What you need to do: Print, please, exactly and only the lines between the line holding "Reproduce this chart" and the line holding "10.87, 10.78, 10.68, 10.6, 10.52, 10.45]", inclusive, omitting any pictures.

Data listing:
■ ■ ■

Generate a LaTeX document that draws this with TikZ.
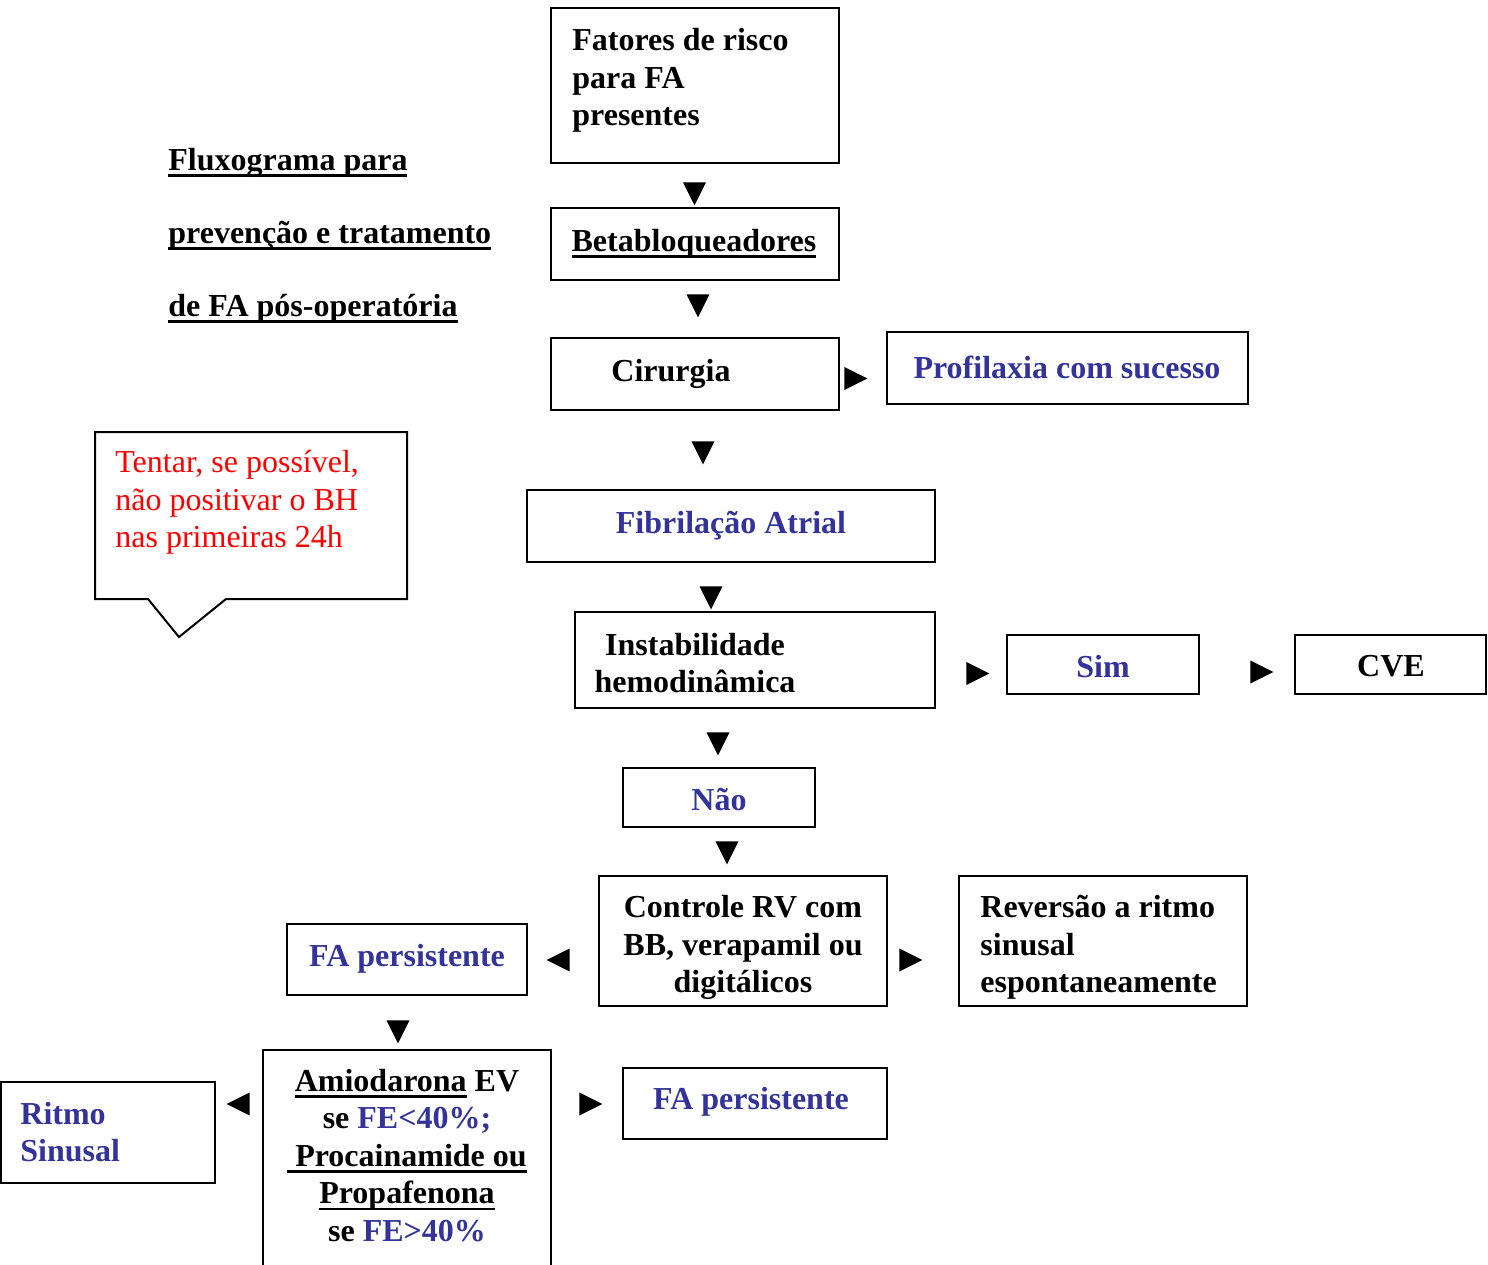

■ ■ ■

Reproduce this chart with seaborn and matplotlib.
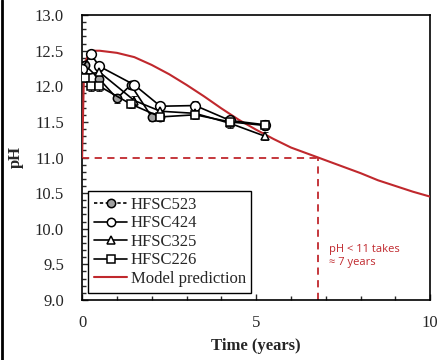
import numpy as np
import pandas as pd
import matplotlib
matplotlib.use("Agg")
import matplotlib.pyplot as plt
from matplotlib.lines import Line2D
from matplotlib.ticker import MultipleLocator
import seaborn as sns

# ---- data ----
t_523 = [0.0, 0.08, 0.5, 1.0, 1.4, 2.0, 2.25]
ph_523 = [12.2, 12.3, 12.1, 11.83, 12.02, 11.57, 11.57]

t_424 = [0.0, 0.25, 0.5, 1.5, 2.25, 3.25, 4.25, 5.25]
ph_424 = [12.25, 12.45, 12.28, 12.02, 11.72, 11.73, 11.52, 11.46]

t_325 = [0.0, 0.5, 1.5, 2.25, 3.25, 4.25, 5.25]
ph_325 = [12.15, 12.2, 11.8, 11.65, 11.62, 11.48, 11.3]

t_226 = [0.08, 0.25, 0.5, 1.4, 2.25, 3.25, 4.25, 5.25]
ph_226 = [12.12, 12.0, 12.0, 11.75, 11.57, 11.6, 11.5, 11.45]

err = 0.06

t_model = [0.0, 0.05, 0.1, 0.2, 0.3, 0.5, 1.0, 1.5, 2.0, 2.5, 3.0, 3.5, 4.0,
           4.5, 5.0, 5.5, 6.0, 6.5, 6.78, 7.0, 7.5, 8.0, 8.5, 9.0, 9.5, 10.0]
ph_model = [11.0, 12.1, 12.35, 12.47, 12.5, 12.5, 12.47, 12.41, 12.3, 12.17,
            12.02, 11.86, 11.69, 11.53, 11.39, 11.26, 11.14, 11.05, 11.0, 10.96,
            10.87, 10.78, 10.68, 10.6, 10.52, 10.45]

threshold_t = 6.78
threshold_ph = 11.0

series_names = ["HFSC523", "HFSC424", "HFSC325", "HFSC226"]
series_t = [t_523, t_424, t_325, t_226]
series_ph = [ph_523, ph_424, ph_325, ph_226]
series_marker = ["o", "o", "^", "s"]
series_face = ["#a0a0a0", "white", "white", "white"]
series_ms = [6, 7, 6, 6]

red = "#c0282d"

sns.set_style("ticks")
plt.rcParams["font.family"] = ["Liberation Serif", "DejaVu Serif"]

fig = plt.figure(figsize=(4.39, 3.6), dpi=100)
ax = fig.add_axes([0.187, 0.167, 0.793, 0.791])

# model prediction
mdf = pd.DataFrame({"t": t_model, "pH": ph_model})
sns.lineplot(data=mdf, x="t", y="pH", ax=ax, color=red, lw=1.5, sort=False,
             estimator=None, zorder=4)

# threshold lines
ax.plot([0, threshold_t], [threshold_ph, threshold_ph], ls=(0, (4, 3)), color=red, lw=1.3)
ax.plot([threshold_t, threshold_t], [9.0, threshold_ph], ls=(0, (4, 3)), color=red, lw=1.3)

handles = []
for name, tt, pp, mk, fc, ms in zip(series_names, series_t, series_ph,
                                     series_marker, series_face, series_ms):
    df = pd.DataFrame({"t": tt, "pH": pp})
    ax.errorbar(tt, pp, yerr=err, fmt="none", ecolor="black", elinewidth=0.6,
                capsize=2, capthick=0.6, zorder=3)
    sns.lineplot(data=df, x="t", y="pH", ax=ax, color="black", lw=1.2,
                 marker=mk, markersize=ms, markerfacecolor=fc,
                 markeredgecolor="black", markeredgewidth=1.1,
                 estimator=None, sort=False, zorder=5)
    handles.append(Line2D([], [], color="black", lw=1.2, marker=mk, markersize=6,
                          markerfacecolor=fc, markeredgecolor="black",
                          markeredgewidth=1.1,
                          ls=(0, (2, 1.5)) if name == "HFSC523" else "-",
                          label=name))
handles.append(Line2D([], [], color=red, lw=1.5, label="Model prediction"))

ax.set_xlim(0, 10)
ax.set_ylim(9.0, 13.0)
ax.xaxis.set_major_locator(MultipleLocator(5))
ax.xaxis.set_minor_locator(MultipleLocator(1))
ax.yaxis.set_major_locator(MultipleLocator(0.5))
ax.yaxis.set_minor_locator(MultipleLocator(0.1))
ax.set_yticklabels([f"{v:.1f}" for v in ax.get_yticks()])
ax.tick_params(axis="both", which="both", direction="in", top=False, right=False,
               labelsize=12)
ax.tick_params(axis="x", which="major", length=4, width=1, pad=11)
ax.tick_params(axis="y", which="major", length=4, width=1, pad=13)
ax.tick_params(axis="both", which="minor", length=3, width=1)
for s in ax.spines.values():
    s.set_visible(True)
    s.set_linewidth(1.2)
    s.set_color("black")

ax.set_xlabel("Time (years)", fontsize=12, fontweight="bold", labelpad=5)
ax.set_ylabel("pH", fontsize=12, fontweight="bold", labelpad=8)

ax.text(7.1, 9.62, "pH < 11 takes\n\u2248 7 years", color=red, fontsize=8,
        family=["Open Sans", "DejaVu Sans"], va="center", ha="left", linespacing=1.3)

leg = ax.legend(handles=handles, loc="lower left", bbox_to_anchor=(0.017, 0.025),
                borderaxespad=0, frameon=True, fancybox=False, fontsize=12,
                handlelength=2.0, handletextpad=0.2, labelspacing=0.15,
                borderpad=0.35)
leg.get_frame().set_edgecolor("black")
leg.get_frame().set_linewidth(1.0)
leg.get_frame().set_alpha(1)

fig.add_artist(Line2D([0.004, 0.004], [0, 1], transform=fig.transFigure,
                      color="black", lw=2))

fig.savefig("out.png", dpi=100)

■ ■ ■

The output:
Reproduce this chart with seaborn and matplotlib.
import numpy as np
import pandas as pd
import matplotlib
matplotlib.use("Agg")
import matplotlib.pyplot as plt
from matplotlib.lines import Line2D
from matplotlib.ticker import MultipleLocator
import seaborn as sns

# ---- data ----
t_523 = [0.0, 0.08, 0.5, 1.0, 1.4, 2.0, 2.25]
ph_523 = [12.2, 12.3, 12.1, 11.83, 12.02, 11.57, 11.57]

t_424 = [0.0, 0.25, 0.5, 1.5, 2.25, 3.25, 4.25, 5.25]
ph_424 = [12.25, 12.45, 12.28, 12.02, 11.72, 11.73, 11.52, 11.46]

t_325 = [0.0, 0.5, 1.5, 2.25, 3.25, 4.25, 5.25]
ph_325 = [12.15, 12.2, 11.8, 11.65, 11.62, 11.48, 11.3]

t_226 = [0.08, 0.25, 0.5, 1.4, 2.25, 3.25, 4.25, 5.25]
ph_226 = [12.12, 12.0, 12.0, 11.75, 11.57, 11.6, 11.5, 11.45]

err = 0.06

t_model = [0.0, 0.05, 0.1, 0.2, 0.3, 0.5, 1.0, 1.5, 2.0, 2.5, 3.0, 3.5, 4.0,
           4.5, 5.0, 5.5, 6.0, 6.5, 6.78, 7.0, 7.5, 8.0, 8.5, 9.0, 9.5, 10.0]
ph_model = [11.0, 12.1, 12.35, 12.47, 12.5, 12.5, 12.47, 12.41, 12.3, 12.17,
            12.02, 11.86, 11.69, 11.53, 11.39, 11.26, 11.14, 11.05, 11.0, 10.96,
            10.87, 10.78, 10.68, 10.6, 10.52, 10.45]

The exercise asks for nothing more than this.